Womöglich hat sie ebenfalls geträumt, dass seine Schritte sich den Flur
entlangbewegten und dass kurz darauf die Haustür ins Schloss fiel. All das
hätte Stunden, aber auch Minuten dauern können. Mag sein, dass ein Wagen
angesprungen ist. Doch vielleicht war auch das nur ein Traum, ein Trugbild. Ev
saß in der Dunkelheit und lauschte mit klopfendem Herzen auf ein Lebenszeichen
von Kristin und den Jungen. Aber vergeblich. Sie rief nach ihnen, bis ihr die
Kehle brannte wie Feuer, bis ihr beinahe schwarz vor Augen wurde und sie keine
Luft mehr bekam.
    Das Tageslicht kam und ging, und irgendwann erschien
wieder seine dunkle Gestalt mit Wasser in Pappbechern und etwas Essbarem. Nie
hat sie sein Gesicht gesehen, nicht einmal, als er in ihr Haus kam. Er trägt eine
schwarze Kapuze mit Sehschlitzen, die ihm lang und locker über die Schultern
fällt wie ein schwarzer Kopfkissenbezug. Die schwarz vermummte Gestalt hat Spaß
daran, sie mit dem Gewehrlauf zu stoßen, als wäre sie ein Tier im Zoo und als
mache es ihn neugierig, zu beobachten, wie sie auf diese Behandlung reagieren
wird.

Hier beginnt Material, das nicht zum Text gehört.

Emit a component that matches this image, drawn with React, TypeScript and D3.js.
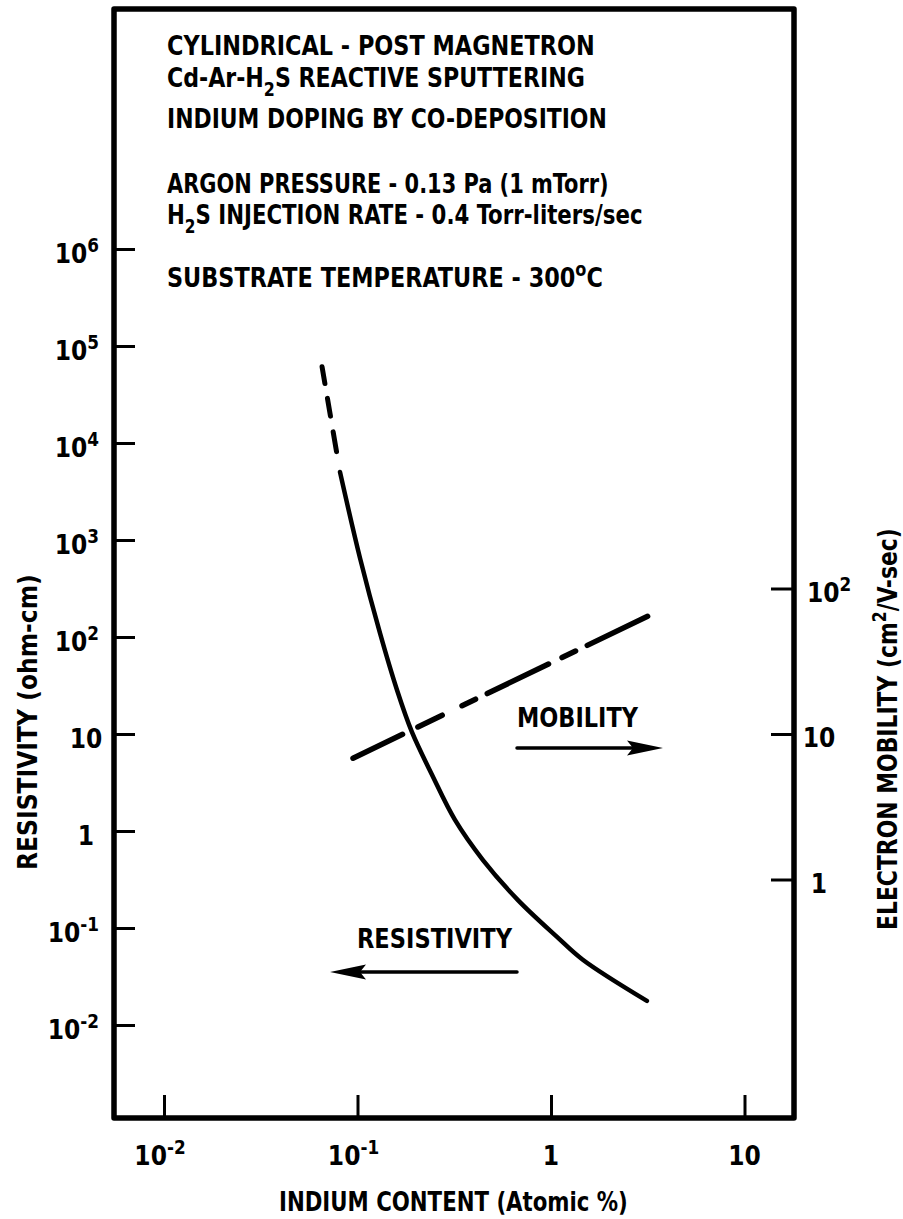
import React, { useEffect, useRef } from "react"
import * as d3 from "d3"

const W = 903
const H = 1219
const FONT = "'DejaVu Sans Condensed', 'Liberation Sans Narrow', 'DejaVu Sans', sans-serif"

// resistivity (ohm-cm) vs indium content (atomic %)
const resDashedX = [0.0656, 0.0812]
const resDashedY = [61000, 5020]
const resX = [0.0812, 0.103, 0.1306, 0.16, 0.191, 0.243, 0.319, 0.445, 0.675, 1.074, 1.46, 3.13]
const resY = [5020, 652, 110, 28.4, 10.5, 3.78, 1.3, 0.502, 0.194, 0.081, 0.047, 0.0177]

// electron mobility (cm2/V-sec)
const mobX = [0.0948, 3.33]
const mobY = [6.82, 66.6]

const xTicks = [0.01, 0.1, 1, 10]
const xTickLabels = [["10", "-2"], ["10", "-1"], ["1", ""], ["10", ""]]
const resTicks = [1e-2, 1e-1, 1, 10, 1e2, 1e3, 1e4, 1e5, 1e6]
const resTickLabels = [["10", "-2"], ["10", "-1"], ["1", ""], ["10", ""], ["10", "2"], ["10", "3"], ["10", "4"], ["10", "5"], ["10", "6"]]
const mobTicks = [1, 10, 100]
const mobTickLabels = [["1", ""], ["10", ""], ["10", "2"]]

// notes: each line is a list of [text, kind]
const notes = [
    [["CYLINDRICAL - POST MAGNETRON", ""]],
    [["Cd-Ar-H", ""], ["2", "sub"], ["S REACTIVE SPUTTERING", ""]],
    [["INDIUM DOPING BY CO-DEPOSITION", ""]],
    [["ARGON PRESSURE - 0.13 Pa (1 mTorr)", ""]],
    [["H", ""], ["2", "sub"], ["S INJECTION RATE - 0.4 Torr-liters/sec", ""]],
    [["SUBSTRATE TEMPERATURE - 300", ""], ["o", "sup"], ["C", ""]],
]
const noteBaselines = [55, 87, 128, 193, 224, 287]
const noteWidths = [428, 418, 440, 442, 476, 436]

// box
const left = 114, right = 794, top = 9, bottom = 1118

function addSegments(text, segs, size) {
    let shift = 0
    segs.forEach(([s, kind]) => {
        const target = kind === "sub" ? size * 0.32 : kind === "sup" ? -size * 0.42 : 0
        text.append("tspan")
            .attr("dy", target - shift)
            .attr("font-size", kind ? size * 0.72 : size)
            .text(s)
        shift = target
    })
}

// squeeze a text horizontally so it spans w pixels
function fitWidth(text, x, y, w, rot = 0) {
    const nat = text.node().getComputedTextLength() || w
    text.attr("transform", `translate(${x},${y}) rotate(${rot}) scale(${w / nat},1)`)
}

export default function App() {
    const ref = useRef(null)

    useEffect(() => {
        const svg = d3.select(ref.current)
        svg.selectAll("*").remove()

        const x = d3.scaleLog().domain([0.01, 10]).range([164, 744.5])
        const yRes = d3.scaleLog().domain([0.01, 1e6]).range([1025, 249])
        const yMob = d3.scaleLog().domain([1, 100]).range([879.5, 588.5])

        svg.append("rect").attr("width", W).attr("height", H).attr("fill", "#fff")

        // axes (inward ticks)
        const gl = svg.append("g").attr("transform", `translate(${left},0)`)
            .call(d3.axisRight(yRes).tickValues(resTicks).tickSize(21).tickFormat(() => ""))
        const gr = svg.append("g").attr("transform", `translate(${right},0)`)
            .call(d3.axisLeft(yMob).tickValues(mobTicks).tickSize(23).tickFormat(() => ""))
        const gb = svg.append("g").attr("transform", `translate(0,${bottom})`)
            .call(d3.axisTop(x).tickValues(xTicks).tickSize(23).tickFormat(() => ""))
        ;[gl, gr, gb].forEach(g => {
            g.select(".domain").remove()
            g.selectAll("line").attr("stroke", "#000").attr("stroke-width", 3)
        })

        svg.append("rect")
            .attr("x", left).attr("y", top)
            .attr("width", right - left).attr("height", bottom - top)
            .attr("fill", "none").attr("stroke", "#000")
            .attr("stroke-width", 5.5).attr("stroke-linejoin", "round")

        const txt = svg.append("g").attr("font-family", FONT).attr("font-weight", "bold").attr("fill", "#000")

        // tick labels
        resTicks.forEach((v, i) => {
            const [b, s] = resTickLabels[i]
            const t = txt.append("text")
                .attr("x", s ? 99 : 86).attr("y", yRes(v) + 14)
                .attr("text-anchor", s ? "end" : "middle")
            addSegments(t, s ? [[b, ""], [s, "sup"]] : [[b, ""]], 26)
        })
        mobTicks.forEach((v, i) => {
            const [b, s] = mobTickLabels[i]
            const t = txt.append("text")
                .attr("x", s ? 807 : 819).attr("y", yMob(v) + 13)
                .attr("text-anchor", s ? "start" : "middle")
            addSegments(t, s ? [[b, ""], [s, "sup"]] : [[b, ""]], 26)
        })
        xTicks.forEach((v, i) => {
            const [b, s] = xTickLabels[i]
            const t = txt.append("text")
                .attr("x", s ? x(v) - 4 : x(v)).attr("y", 1165)
                .attr("text-anchor", "middle")
            addSegments(t, s ? [[b, ""], [s, "sup"]] : [[b, ""]], 26)
        })

        // axis titles
        const xt = txt.append("text").attr("font-size", 26).text("INDIUM CONTENT (Atomic %)")
        fitWidth(xt, 279, 1211, 349)
        const lt = txt.append("text").attr("font-size", 26).text("RESISTIVITY (ohm-cm)")
        fitWidth(lt, 37, 870, 296, -90)
        const rl = txt.append("text").attr("font-size", 26)
        addSegments(rl, [["ELECTRON MOBILITY (cm", ""], ["2", "sup"], ["/V-sec)", ""]], 26)
        fitWidth(rl, 897, 930, 402, -90)

        // notes
        notes.forEach((segs, i) => {
            const t = txt.append("text")
            addSegments(t, segs, 27)
            fitWidth(t, 167, noteBaselines[i], noteWidths[i])
        })

        // curves
        const resLine = d3.line().x(d => x(d[0])).y(d => yRes(d[1])).curve(d3.curveCatmullRom)
        const mobLine = d3.line().x(d => x(d[0])).y(d => yMob(d[1]))
        const curves = svg.append("g").attr("fill", "none").attr("stroke", "#000").attr("stroke-linecap", "round")
        curves.append("path")
            .attr("d", resLine(resDashedX.map((v, i) => [v, resDashedY[i]])))
            .attr("stroke-width", 5).attr("stroke-dasharray", "17 15 18 16 20 40")
        curves.append("path")
            .attr("d", resLine(resX.map((v, i) => [v, resY[i]])))
            .attr("stroke-width", 4.5)
        curves.append("path")
            .attr("d", mobLine(mobX.map((v, i) => [v, mobY[i]])))
            .attr("stroke-width", 5.5).attr("stroke-dasharray", "55 17 27 22 15 13 68 15 15 13 67")

        // legend arrows
        const arrows = [
            { label: "MOBILITY", lx: 517, ly: 727, lw: 121, x0: 517, x1: 663, y: 748 },
            { label: "RESISTIVITY", lx: 357, ly: 948, lw: 155, x0: 517, x1: 330, y: 972 },
        ]
        arrows.forEach(a => {
            const t = txt.append("text").attr("font-size", 27).text(a.label)
            fitWidth(t, a.lx, a.ly, a.lw)
            const dir = Math.sign(a.x1 - a.x0)
            svg.append("line")
                .attr("x1", a.x0).attr("x2", a.x1 - dir * 20).attr("y1", a.y).attr("y2", a.y)
                .attr("stroke", "#000").attr("stroke-width", 3.5).attr("stroke-linecap", "round")
            svg.append("path")
                .attr("d", `M${a.x1},${a.y}L${a.x1 - dir * 36},${a.y - 7.5}L${a.x1 - dir * 30},${a.y}L${a.x1 - dir * 36},${a.y + 7.5}Z`)
                .attr("fill", "#000")
        })
    }, [])

    return (
        <svg ref={ref} width={W} height={H}
            style={{ position: "absolute", left: 0, top: 0, display: "block" }} />
    )
}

Er berührt sie an intimen Stellen und wartet ab, wie sie sich verhält.
    Schämen Sie sich, sagt Ev, während er sie schubst. Sie können zwar meinen Körper
verletzen, aber meine Seele nicht. Meine Seele gehört Gott.
    Sie ist nicht da, und ich bin
ihre Hand. Sag, dass es dir Leid tut.